Labour's Big Society critique is 'bollocks', Maude implies

13 Oct 2011 News

Heated discussions are par for the course at Public Administration Select Committee meetings, but in its final Big Society inquiry session Cabinet Office minister Francis Maude at least managed to refrain from the colourful language he has previously used. Vibeka Mair reports from the debate.

Minister for the Cabinet Office Francis Maude

Heated discussions are par for the course at Public Administration Select Committee meetings, but in its final Big Society inquiry session Cabinet Office minister Francis Maude at least managed to refrain from the colourful language he has previously used. Vibeka Mair reports from the debate.

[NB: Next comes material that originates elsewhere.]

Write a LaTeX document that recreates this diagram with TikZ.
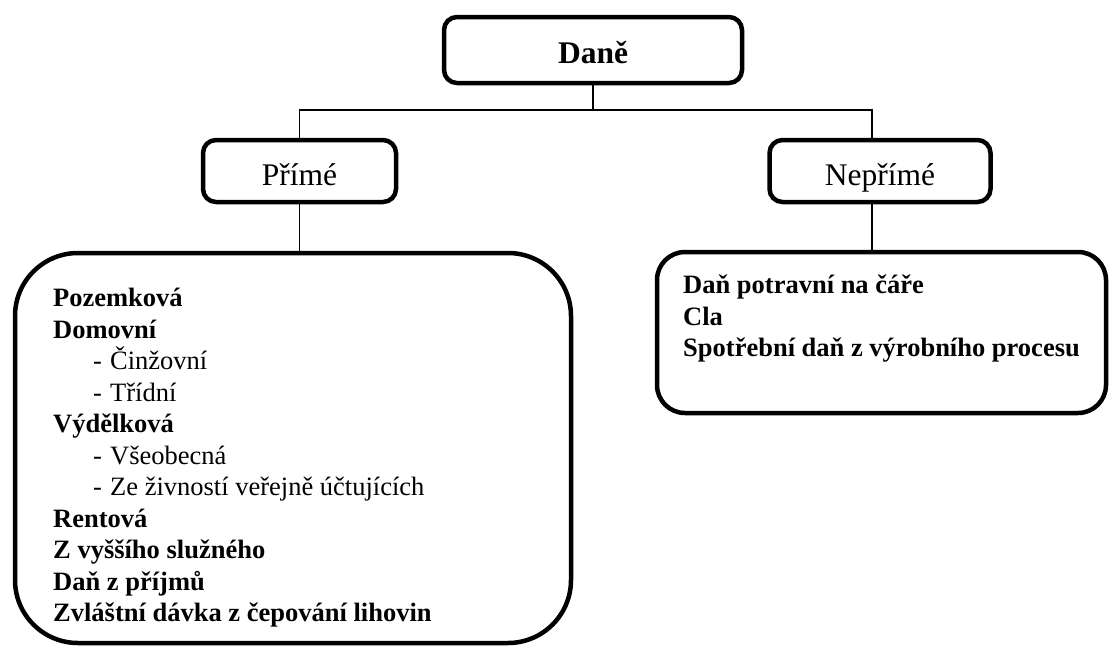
\documentclass[tikz,border=0pt]{standalone}
\usepackage{fontspec}
\setmainfont{Liberation Serif}
\usetikzlibrary{positioning}

\begin{document}
\begin{tikzpicture}[x=1pt,y=-1pt,
  head/.style={draw,line width=4.5pt,rounded corners=13pt,minimum height=62pt,inner sep=0pt,text height=28pt,text depth=0pt,font=\fontsize{31.5}{36}\selectfont},
  listbox/.style={draw,line width=4.5pt,inner sep=0pt},
  items/.style={font=\fontsize{26.5}{31.5}\selectfont\bfseries,align=left,anchor=north west,inner sep=0pt},
  link/.style={line width=1.5pt}]
\useasboundingbox (0,0) rectangle (1110,648);
\node[head,minimum width=298pt,minimum height=66pt,text height=26pt,font=\fontsize{31.5}{36}\selectfont\bfseries] (dane) at (593,50) {Daně};
\node[head,minimum width=193pt] (prime) at (299.5,171) {Přímé};
\node[head,minimum width=221pt] (neprime) at (880,171) {Nepřímé};
\node[listbox,rounded corners=63pt,minimum width=556pt,minimum height=390pt] (primelist) at (293,448) {};
\node[listbox,rounded corners=28pt,minimum width=449pt,minimum height=161pt] (neprimelist) at (881.5,332.5) {};
\coordinate (fork) at (593,110);
\coordinate (nfork) at (872,110);
% spojnice
\draw[link] (dane.south) -- (fork);
\draw[link] (fork) -| (prime.north);
\draw[link] (fork) -- (nfork) -- (nfork |- neprime.north);
\draw[link] (prime.south) -- (prime.south |- primelist.north);
\draw[link] (neprime.south -| nfork) -- (nfork |- neprimelist.north);
% obsah
\node[items] (primeitems) at (53,288) {Pozemková\\
Domovní\\
{\mdseries\hspace*{40pt}\makebox[17pt][l]{-}Činžovní}\\
{\mdseries\hspace*{40pt}\makebox[17pt][l]{-}Třídní}\\
Výdělková\\
{\mdseries\hspace*{40pt}\makebox[17pt][l]{-}Všeobecná}\\
{\mdseries\hspace*{40pt}\makebox[17pt][l]{-}Ze živností veřejně účtujících}\\
Rentová\\
Z vyššího služného\\
Daň z příjmů\\
Zvláštní dávka z čepování lihovin};
\node[items] (neprimeitems) at (683,275) {Daň potravní na čáře\\
Cla\\
Spotřební daň z výrobního procesu};
\end{tikzpicture}
\end{document}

This week saw the final session of the Public Administration Select Committee’s (PASC) inquiry into the Big Society, where Cabinet Office minister Francis Maude stood as witness, along with Nick Hurd, minister for civil society and Greg Clark, minister for decentralisation and cities.

Just weeks before, the Select Committee had issued a on the Big Society, saying it would fail because civil servants had not been equipped with the right tools to implement it.

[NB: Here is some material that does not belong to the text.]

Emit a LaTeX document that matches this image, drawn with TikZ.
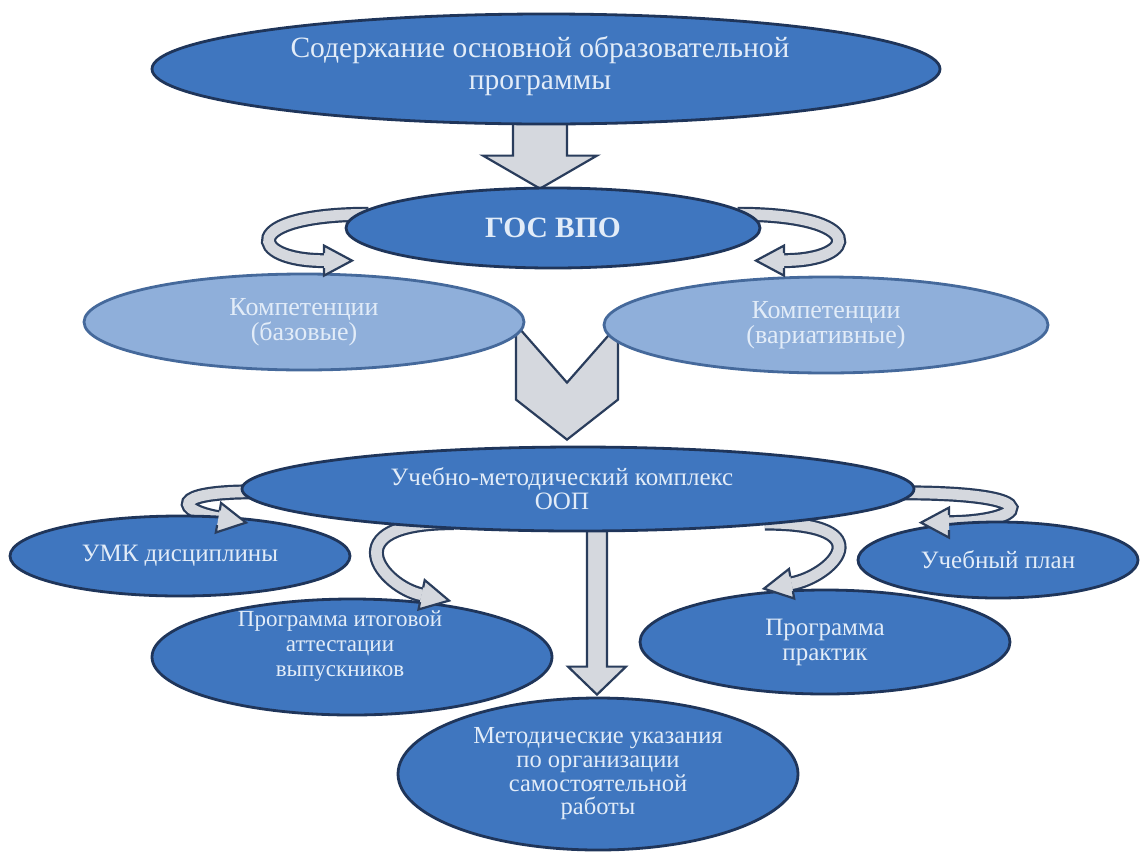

Yesterday, chair of the PASC Sir Bernard Jenkins addressed these concerns to Maude, urging him a number of times to release a White Paper for the civil service on how to implement the Big Society, in a heated but civil debate.

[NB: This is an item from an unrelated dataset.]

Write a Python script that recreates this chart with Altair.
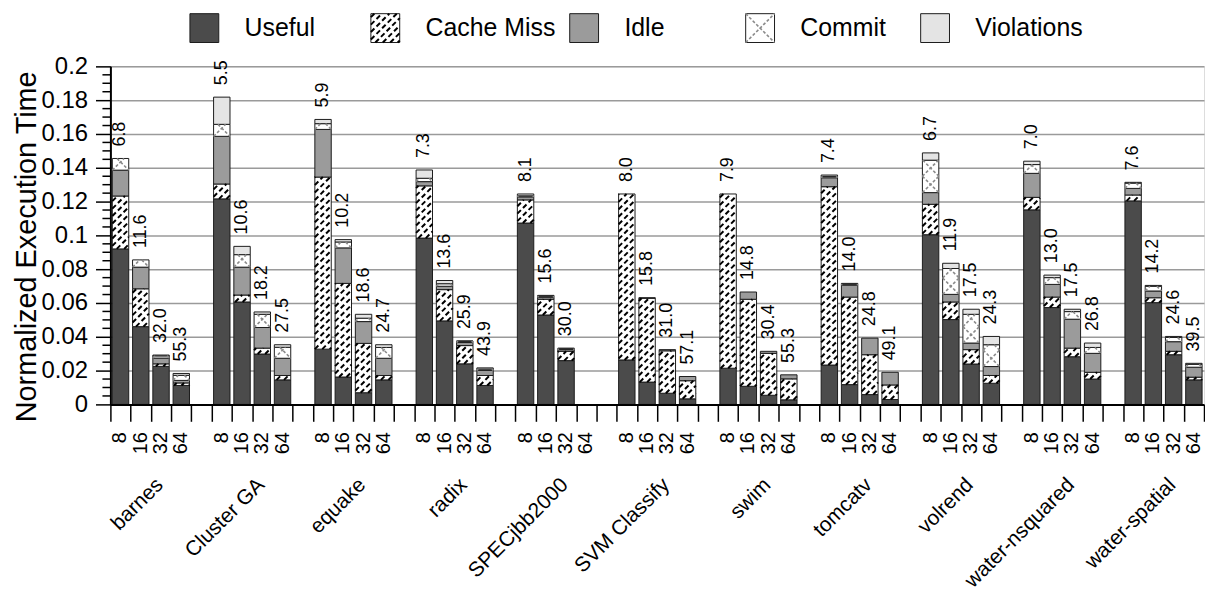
import math
import altair as alt
import pandas as pd

GROUPS = ["barnes", "Cluster GA", "equake", "radix", "SPECjbb2000", "SVM Classify",
          "swim", "tomcatv", "volrend", "water-nsquared", "water-spatial"]
THREADS = ["8", "16", "32", "64"]
SERIES = ["Useful", "Cache Miss", "Idle", "Commit", "Violations"]

USEFUL = [0.0920, 0.0460, 0.0225, 0.0112,
          0.1216, 0.0606, 0.0298, 0.0145,
          0.0327, 0.0162, 0.0069, 0.0145,
          0.0984, 0.0494, 0.0240, 0.0112,
          0.1073, 0.0529, 0.0259, None,
          0.0263, 0.0132, 0.0066, 0.0033,
          0.0214, 0.0107, 0.0054, 0.0027,
          0.0233, 0.0117, 0.0058, 0.0029,
          0.1004, 0.0502, 0.0239, 0.0125,
          0.1151, 0.0573, 0.0282, 0.0150,
          0.1204, 0.0602, 0.0294, 0.0145]
CACHE = [0.0313, 0.0224, 0.0015, 0.0015,
         0.0088, 0.0041, 0.0035, 0.0026,
         0.1018, 0.0554, 0.0292, 0.0026,
         0.0309, 0.0185, 0.0108, 0.0059,
         0.0137, 0.0093, 0.0055, None,
         0.0982, 0.0496, 0.0251, 0.0107,
         0.1031, 0.0515, 0.0248, 0.0124,
         0.1055, 0.0518, 0.0236, 0.0086,
         0.0180, 0.0104, 0.0085, 0.0046,
         0.0074, 0.0062, 0.0051, 0.0040,
         0.0035, 0.0029, 0.0020, 0.0016]
IDLE = [0.0153, 0.0128, 0.0034, 0.0015,
        0.0282, 0.0165, 0.0122, 0.0102,
        0.0282, 0.0210, 0.0129, 0.0102,
        0.0025, 0.0020, 0.0018, 0.0030,
        0.0018, 0.0012, 0.0010, None,
        0.0000, 0.0003, 0.0007, 0.0025,
        0.0000, 0.0043, 0.0012, 0.0024,
        0.0053, 0.0071, 0.0098, 0.0075,
        0.0069, 0.0045, 0.0039, 0.0053,
        0.0142, 0.0075, 0.0171, 0.0112,
        0.0039, 0.0040, 0.0057, 0.0059]
COMMIT = [0.0069, 0.0043, 0.0013, 0.0030,
          0.0071, 0.0074, 0.0078, 0.0065,
          0.0034, 0.0035, 0.0020, 0.0064,
          0.0020, 0.0015, 0.0008, 0.0008,
          0.0006, 0.0006, 0.0005, None,
          0.0000, 0.0000, 0.0000, 0.0000,
          0.0000, 0.0000, 0.0000, 0.0000,
          0.0008, 0.0005, 0.0000, 0.0000,
          0.0192, 0.0153, 0.0170, 0.0129,
          0.0052, 0.0040, 0.0045, 0.0035,
          0.0031, 0.0028, 0.0025, 0.0017]
VIOL = [0.0000, 0.0000, 0.0005, 0.0011,
        0.0161, 0.0049, 0.0014, 0.0015,
        0.0025, 0.0014, 0.0023, 0.0016,
        0.0049, 0.0019, 0.0001, 0.0007,
        0.0011, 0.0005, 0.0004, None,
        0.0000, 0.0000, 0.0000, 0.0000,
        0.0000, 0.0000, 0.0000, 0.0000,
        0.0008, 0.0005, 0.0000, 0.0000,
        0.0043, 0.0031, 0.0030, 0.0049,
        0.0020, 0.0015, 0.0014, 0.0026,
        0.0005, 0.0005, 0.0006, 0.0006]
SPEEDUP = [6.8, 11.6, 32.0, 55.3,
           5.5, 10.6, 18.2, 27.5,
           5.9, 10.2, 18.6, 24.7,
           7.3, 13.6, 25.9, 43.9,
           8.1, 15.6, 30.0, None,
           8.0, 15.8, 31.0, 57.1,
           7.9, 14.8, 30.4, 55.3,
           7.4, 14.0, 24.8, 49.1,
           6.7, 11.9, 17.5, 24.3,
           7.0, 13.0, 17.5, 26.8,
           7.6, 14.2, 24.6, 39.5]

FILLS = ["#4b4b4b", "#ffffff", "#9b9b9b", "#ffffff", "#e4e4e4"]

# ---- layout ----
W, H = 1100, 340
NSLOT = len(GROUPS) * 5 - 1
YMAX = 0.2
PXX = W / NSLOT
PXY = H / YMAX
PAD = 0.095
FONT = "Liberation Sans"

# legend layout (pixels relative to plot origin)
LEG_POS = [80, 262, 462, 639, 815]
LEG_SW = 29
LEG_TOP, LEG_BOT = 53, 24


def diag_lines(x0, x1, y0, y1, step, slope, anchor):
    X0, X1, Y0, Y1 = x0 * PXX, x1 * PXX, y0 * PXY, y1 * PXY
    out = []
    if slope > 0:
        cmin, cmax = X0 - Y1, X1 - Y0
        c = anchor + math.ceil((cmin - anchor) / step) * step
        while c <= cmax:
            lo, hi = max(X0, Y0 + c), min(X1, Y1 + c)
            if hi - lo > 0.4:
                out.append((lo, lo - c, hi, hi - c))
            c += step
    else:
        cmin, cmax = X0 + Y0, X1 + Y1
        c = anchor + math.ceil((cmin - anchor) / step) * step
        while c <= cmax:
            lo, hi = max(X0, c - Y1), min(X1, c - Y0)
            if hi - lo > 0.4:
                out.append((lo, c - lo, hi, c - hi))
            c += step
    return [dict(hx0=a / PXX, hy0=b / PXY, hx1=cc / PXX, hy1=d / PXY) for a, b, cc, d in out]


seg_rows, tot_rows, thr_rows, grp_rows, leg_rows = [], [], [], [], []
ARRS = [USEFUL, CACHE, IDLE, COMMIT, VIOL]
for gi, g in enumerate(GROUPS):
    grp_rows.append(dict(gx=gi * 5 + 2.45, g=g))
    for ti, t in enumerate(THREADS):
        slot = gi * 5 + ti
        thr_rows.append(dict(xc=slot + 0.5, t=t))
        k = gi * 4 + ti
        if USEFUL[k] is None:
            continue
        base = 0.0
        for s, arr in zip(SERIES, ARRS):
            v = arr[k]
            if v > 0:
                seg_rows.append(dict(series=s, x0=slot + PAD, x1=slot + 1 - PAD, y0=base, y1=base + v))
            base += v
        tot_rows.append(dict(xc=slot + 0.5, total=base, label=f"{SPEEDUP[k]:.1f}"))

for i, s in enumerate(SERIES):
    lx0 = LEG_POS[i] / PXX
    lx1 = lx0 + LEG_SW / PXX
    ly0 = YMAX + LEG_BOT / PXY
    ly1 = YMAX + LEG_TOP / PXY
    seg_rows.append(dict(series=s, x0=lx0, x1=lx1, y0=ly0, y1=ly1))
    leg_rows.append(dict(lx=lx1 + 26 / PXX, ly=(ly0 + ly1) / 2, s=s))

cache_lines, commit_lines = [], []
for r in seg_rows:
    if r["series"] == "Cache Miss":
        cache_lines += diag_lines(r["x0"], r["x1"], r["y0"], r["y1"], 7.5, 1, 0.0)
    elif r["series"] == "Commit":
        bw = (r["x1"] - r["x0"]) * PXX
        commit_lines += diag_lines(r["x0"], r["x1"], r["y0"], r["y1"], bw, 1,
                                   r["x0"] * PXX - r["y0"] * PXY)
        commit_lines += diag_lines(r["x0"], r["x1"], r["y0"], r["y1"], bw, -1,
                                   r["x0"] * PXX + r["y0"] * PXY)

seg_df = pd.DataFrame(seg_rows)
tot_df = pd.DataFrame(tot_rows)
thr_df = pd.DataFrame(thr_rows)
grp_df = pd.DataFrame(grp_rows)
leg_df = pd.DataFrame(leg_rows)
cache_df = pd.DataFrame(cache_lines)
commit_df = pd.DataFrame(commit_lines)
MINOR = [round(i * 0.005, 3) for i in range(41) if i % 4 != 0]
minor_df = pd.DataFrame({"m": MINOR})

xs = alt.Scale(domain=[0, NSLOT], nice=False, zero=False)
ys = alt.Scale(domain=[0, YMAX], nice=False)
X_AX = alt.Axis(values=list(range(NSLOT + 1)), labels=False, ticks=True, tickSize=17,
                tickColor="black", tickWidth=1.5, domainColor="black", domainWidth=2,
                grid=False, title=None, zindex=1)
Y_AX = alt.Axis(values=[round(i * 0.02, 2) for i in range(11)],
                labelExpr="datum.value == 0 ? '0' : format(datum.value, '.2~f')",
                grid=True, gridColor="#9a9a9a", gridWidth=1.5,
                tickSize=15, tickColor="black", tickWidth=1.5,
                domainColor="black", domainWidth=2,
                labelFontSize=24, labelPadding=8, labelColor="black", labelFont=FONT,
                title="Normalized Execution Time", titleFontSize=29, titleY=181,
                titleFontWeight="normal", titleColor="black", titlePadding=0, titleFont=FONT)


def X(f):
    return alt.X(f, type="quantitative", scale=xs, axis=X_AX)


def Y(f):
    return alt.Y(f, type="quantitative", scale=ys, axis=Y_AX)


bars = alt.Chart(seg_df).mark_rect(stroke="#1c1c1c", strokeWidth=1).encode(
    x=X("x0"), x2="x1", y=Y("y0"), y2="y1",
    fill=alt.Fill("series:N", scale=alt.Scale(domain=SERIES, range=FILLS), legend=None),
)
hatch_cache = alt.Chart(cache_df).mark_rule(color="black", strokeWidth=2, strokeDash=[5, 3]).encode(
    x=X("hx0"), x2="hx1", y=Y("hy0"), y2="hy1")
hatch_commit = alt.Chart(commit_df).mark_rule(color="#8a8a8a", strokeWidth=1.6, strokeDash=[3, 2]).encode(
    x=X("hx0"), x2="hx1", y=Y("hy0"), y2="hy1")
minor = alt.Chart(minor_df).mark_rule(color="black", strokeWidth=1.5).encode(
    y=Y("m"), x=alt.value(-8), x2=alt.value(0))
vals = alt.Chart(tot_df).mark_text(angle=270, align="left", baseline="middle", fontSize=18,
                                   yOffset=-12, font=FONT, color="black").encode(
    x=X("xc"), y=Y("total"), text="label:N")
thr = alt.Chart(thr_df).mark_text(angle=270, align="right", baseline="middle", fontSize=20,
                                  font=FONT, color="black").encode(
    x=X("xc"), y=alt.value(H + 28), text="t:N")
grp = alt.Chart(grp_df).mark_text(angle=315, align="right", baseline="middle", fontSize=21,
                                  font=FONT, color="black").encode(
    x=X("gx"), y=alt.value(H + 78), text="g:N")
legtxt = alt.Chart(leg_df).mark_text(align="left", baseline="middle", fontSize=25,
                                     font=FONT, color="black").encode(
    x=X("lx"), y=Y("ly"), text="s:N")

chart = alt.layer(bars, hatch_cache, hatch_commit, minor, vals, thr, grp, legtxt).properties(
    width=W, height=H, padding={"left": 4, "top": 2, "right": 0, "bottom": 0}
).configure_view(stroke=None).configure(font=FONT)

chart.save("out.html", embed_options={"renderer": "svg", "actions": False})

But Maude consistently refused. “I’m keener on doing things,” he said at one point. “I don’t think a White Paper will suddenly bring the civil service into a rapid strategic capability. It’s not a magical cure,” he asserted.

Jenkins tried to tease out the issue in a variety of ways. “Just produce one (a White Paper) and see what it looks like,” he suggested.

But Maude stood his ground. “What is urgent is action, not a plan. Go to the parliamentary library, it’s full of White Papers.”

Later in the meeting, however, Maude did concede he was wrong in saying the National Trust’s opposition to the government’s direction on planning reforms was ‘bollocks’ to a newspaper last month.  

“I regret the colourful language,” he said.

But the apology gave him the opportunity to tactfully refute a long critique of the Big Society from Labour MP Paul Flynn.

“Big Society should have been a stampede of doing more things,” said Flynn. “What’s happened to Lord Wei?” he asked. “The Big Society is a big con,” he concluded.

“I hesistate to use the phrase we discussed before,” Maude replied. “But that’s what I think.”